There is a 0% chance that a proposal to eliminate the federal income tax and replace it with a massive national sales tax will even get out of the Republican-controlled U.S. House, let alone become law. But the fact that such a bluntly soak-the-poor idea is even getting an airing under new House Speaker Kevin McCarthy should stand as ominous confirmation that he is basically a hostage to his caucus's crazy-right flank.
The grotesquely misnamed Fair Tax Act comes up perennially and usually dies a quick and appropriately ignoble death. This time, though, it's expected to actually get a House vote.

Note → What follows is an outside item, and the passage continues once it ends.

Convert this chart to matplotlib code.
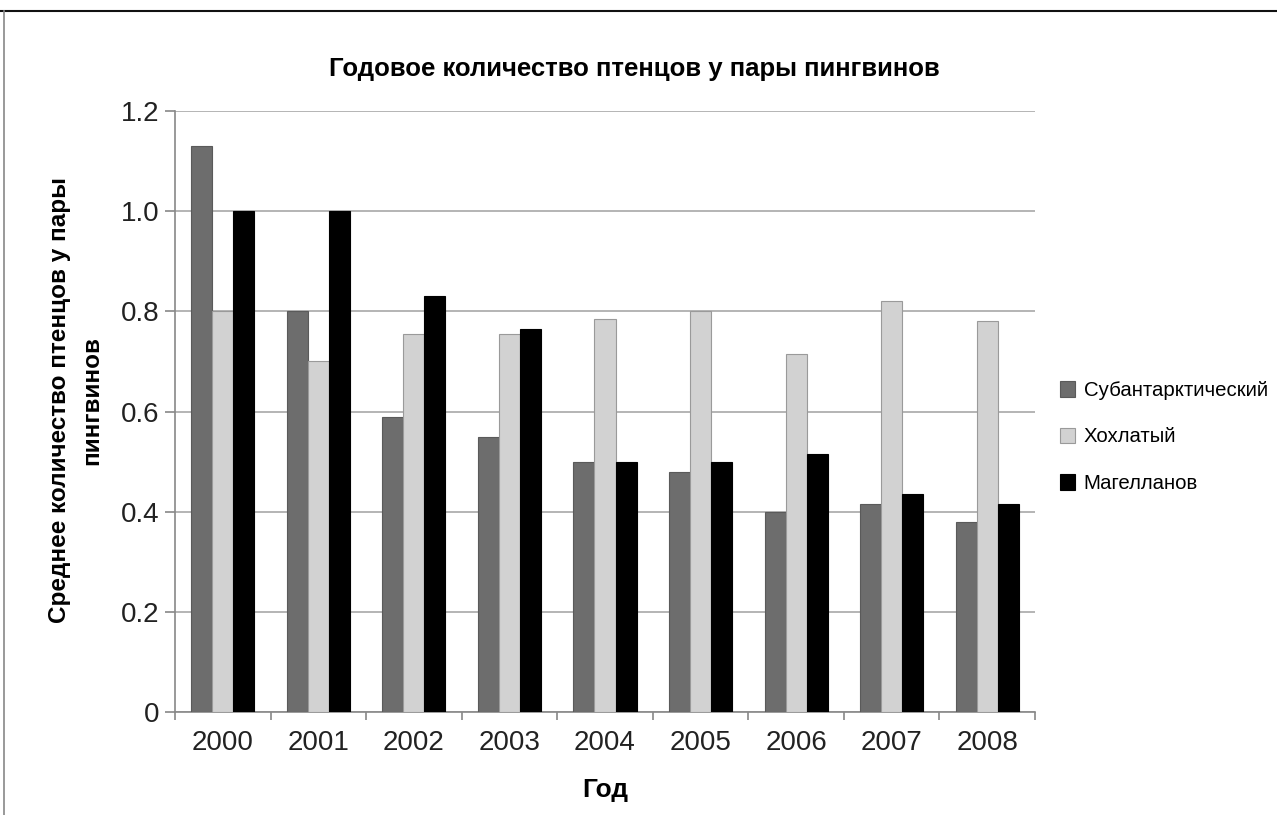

The idea is to do away with all current federal taxes completely — personal and corporate income taxes, payroll taxes, estate taxes, all of it — and run the government entirely with a hefty federal sales tax on all goods and services.
Proponents say it would be a 23% tax (which would be bad enough), but that's based on a misleading "tax inclusive" calculation of the rate. The actual checkout-counter reality would be more like 30%. Add local and state sales taxes (9.68% combined in St. Louis), and you're quickly approaching $40 in sales tax on every $100 spent on goods or services.
In what distant galaxy does anyone believe it's "fair" to let Exxon and Amazon pay not one red cent in taxes on their massive incomes, while making up the difference to the treasury by charging typical American families an extra 30 cents on the dollar for bread and milk?
The "Fair Tax" crowd's contention that abolishing the Internal Revenue Service would make things simpler for everyone is also nonsense. Even they understand that families living in poverty can't absorb what amounts to an almost one-third increase in the price of everything they buy, so the legislation would create a monthly "prebate" cash reimbursement of the tax for every taxpayer, up to the amount of the federal poverty line.
The bureaucracy necessary to run such a system — even if it could reach people on the margins who would have to pay the tax as they eat and live, but won't realistically be able to access the "prebate" — would rival the IRS in complexity. No wonder even the conservative Wall Street Journal editorial page labels this idea "tax masochism."
So why are we even discussing an utterly indefensible idea that has no chance of passage? Because it reportedly is going to soon get more debate than it deserves (which is to say, any), for no reason except that McCarthy had to sell his soul to the most deranged people in his caucus to win his speakership this month. The vote is certain to fail — even today's radicalized GOP mostly isn't that radical — but it should prompt Americans to wonder about what other deals McCarthy has made.